Гомеровский перевод в теории и на практике. Ответ Мэтью Арнольду. Фрэнсис У. Ньюман

Среди обилия литературы простому стихотворцу и переводчику так трудно вообще обратить на себя внимание, что критик может даже оказать услугу, если он ведет свое нападение так, чтобы позволить читателю составить разумное суждение о достоинствах критикуемой книги. Но когда критик дает читателям лишь столько знаний, сколько может распространить его собственное презрение к книге, он, несомненно, обладает огромной силой, чтобы отговорить их от желания открыть ее. Мистер Арнольд пишет, открыто стремясь к этой цели. Он начинает с того, что делает мне комплимент как «человеку больших способностей и подлинной учености»; но в вопросах учености, как и вкуса, он отбрасывает меня так бесцеремонно, как если бы имел в виду: «человек, полностью лишенный и учености, и проницательности». Он снова и снова принимает как должное, что «ученый» на его стороне, «живой ученый», человек, обладающий ученостью и вкусом без педантизма. Он велит мне угождать «ученым» и обращаться к «трибуналу ученых»; и не знает, что я делал это, насколько позволяли возможности, прежде чем взяться за трудоемкую, дорогостоящую и, возможно, неблагодарную задачу. Конечно, он не может догадаться, что на самом деле ученые с привередливым вкусом, но с суждением, которое я считаю гораздо более мужественным, чем у мистера Арнольда, вынесли весьма обнадеживающий приговор большим фрагментам моих переводов. В данный момент я насчитываю восемь таких имен, хотя, конечно, не должен здесь их приводить: и я не буду больше упоминать об этом, кроме как сказав, что у меня нет такого чувства гордости или уныния, к которому склонны те, кто сознательно изолирован в своем вкусе.

Ученые — это трибунал эрудиции, но в вопросах вкуса единственным законным судьей является образованная, но не ученая публика; и именно к ней я хочу апеллировать. Даже ученые коллективно не имеют права, а тем более отдельные ученые, выносить окончательный приговор по вопросам вкуса в своем суде. Там, где мои вкусы расходятся с вкусами мистера Арнольда, очень трудно найти «трибунал ученых», даже если бы я признал его абсолютную юрисдикцию: но что касается эрудиции, эта трудность не возникает, и я дам полный ответ на многочисленные догматизмы, которыми он решает дело против меня.

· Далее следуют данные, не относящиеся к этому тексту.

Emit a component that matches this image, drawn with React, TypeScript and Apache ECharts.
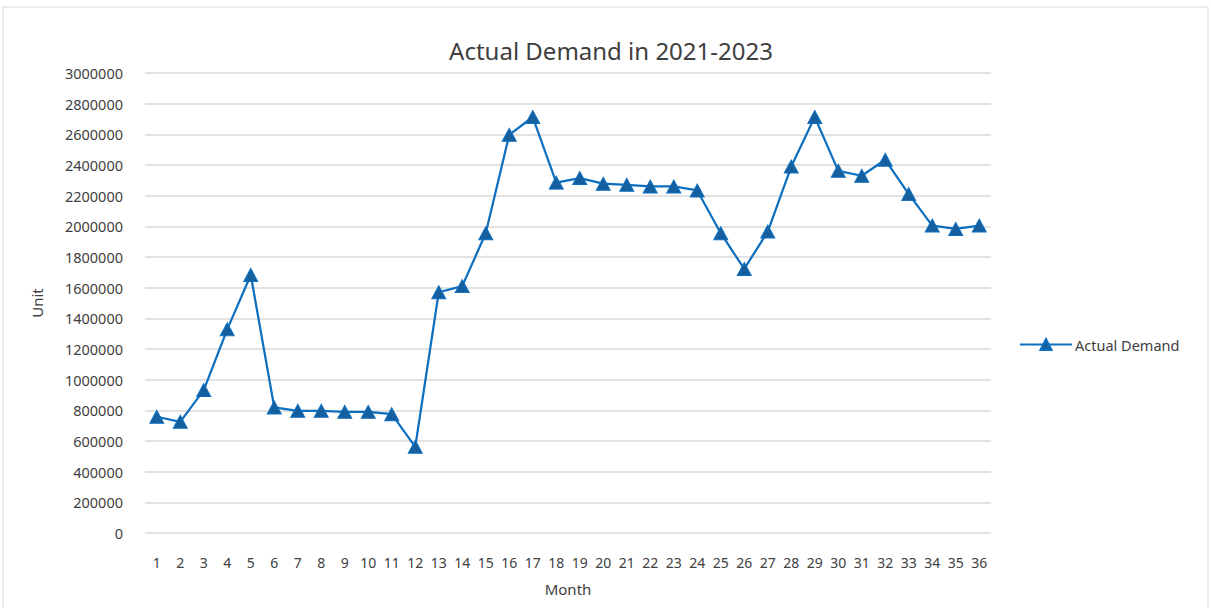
import React, { useEffect, useRef } from "react";
import * as echarts from "echarts";

const months: string[] = Array.from({ length: 36 }, (_, i) => String(i + 1));
const actualDemand: number[] = [
  758000, 725000, 932000, 1328000, 1683000, 819000, 797000, 797000, 790000, 790000,
  775000, 562000, 1570000, 1610000, 1955000, 2597000, 2713000, 2285000, 2315000, 2278000,
  2271000, 2260000, 2260000, 2234000, 1955000, 1722000, 1966000, 2390000, 2713000, 2362000,
  2330000, 2434000, 2210000, 2005000, 1983000, 2005000,
];
const seriesName = "Actual Demand";
const titleText = "Actual Demand in 2021-2023";

const FONT = "'Noto Sans', sans-serif";

export default function App() {
  const ref = useRef<HTMLDivElement>(null);
  useEffect(() => {
    if (!ref.current) return;
    const chart = echarts.init(ref.current, null, { renderer: "svg" });
    chart.setOption({
      animation: false,
      backgroundColor: "#ffffff",
      textStyle: { fontFamily: FONT },
      title: {
        text: titleText,
        left: 606,
        textAlign: "center",
        top: 33,
        textStyle: { fontFamily: FONT, fontSize: 24, fontWeight: "normal", color: "#404040" },
      },
      graphic: [
        {
          type: "rect",
          shape: { x: 3, y: 7, width: 1205, height: 620 },
          style: { fill: "none", stroke: "#d9d9d9", lineWidth: 1 },
          silent: true,
        },
      ],
      legend: {
        data: [seriesName],
        left: 1014,
        top: 332,
        orient: "vertical",
        itemWidth: 52,
        itemHeight: 14,
        itemGap: 4,
        textStyle: { fontFamily: FONT, fontSize: 14.5, color: "#404040", padding: [0, 0, 0, -2] },
      },
      grid: { left: 145, right: 220, top: 73, bottom: 75, containLabel: false },
      xAxis: {
        type: "category",
        data: months,
        boundaryGap: true,
        name: "Month",
        nameLocation: "middle",
        nameGap: 48,
        nameTextStyle: { fontFamily: FONT, fontSize: 15, color: "#404040" },
        axisLine: { show: false },
        axisTick: { show: false },
        axisLabel: { fontFamily: FONT, fontSize: 14, color: "#404040", margin: 22, interval: 0 },
      },
      yAxis: {
        type: "value",
        min: 0,
        max: 3000000,
        interval: 200000,
        name: "Unit",
        nameLocation: "middle",
        nameRotate: 90,
        nameGap: 101,
        nameTextStyle: { fontFamily: FONT, fontSize: 15, color: "#404040" },
        axisLine: { show: false },
        axisTick: { show: false },
        axisLabel: {
          fontFamily: FONT,
          fontSize: 14.5,
          color: "#404040",
          margin: 22,
          formatter: (v: number) => String(v),
        },
        splitLine: { lineStyle: { color: "#d9d9d9", width: 1.5 } },
      },
      series: [
        {
          name: seriesName,
          type: "line",
          data: actualDemand,
          symbol: "triangle",
          symbolSize: [14, 13],
          lineStyle: { color: "#0F6FBF", width: 2.25 },
          itemStyle: { color: "#155F9E", borderColor: "#0F6FBF", borderWidth: 1 },
        },
      ],
    });
    return () => chart.dispose();
  }, []);
  return (
    <div
      ref={ref}
      style={{ position: "absolute", left: 0, top: 0, width: 1211, height: 608 }}
    />
  );
}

Но сначала я должен признаться читателю в своих умеренных претензиях. Мистер Арнольд начинает с того, что внушает две ошибки, в утверждении которых он сам не берется расписаться. Он говорит, что моя работа не займет места стандартного перевода Гомера, но будут сделаны другие переводы: как будто я думал иначе! Если я подал пример правильного направления, к которому должны стремиться переводчики, конечно, те, кто последует за мной, превзойдут меня и вытеснят. Человек был бы поистине безрассуден, если бы удерживал свою версию поэмы из пятнадцати тысяч строк, пока не придал бы им, насколько хватает сил, их окончательное совершенство. Он мог бы потратить на это весь досуг своей жизни. Возможно, он лежал бы в могиле, прежде чем она увидела бы свет. Если бы она тогда была опубликована и основывалась на каком-то новом принципе, не нашлось бы никого, кто защитил бы ее от нападок невежества и предрассудков. По самой сути дела, его мудрость заключается в том, чтобы в первую очередь тщательно проработать все высокие и благородные части, а с низшими частями справиться как-нибудь; оставляя по необходимости очень многое для последующих изданий, если, возможно, это достаточно понравится общему вкусу, чтобы до них дойти. Великодушный и разумный критик будет проверять такую работу главным образом или исключительно по самым благородным частям, а что касается остального, то рассмотрит, естественно ли приспосабливаются к ним метр и стиль.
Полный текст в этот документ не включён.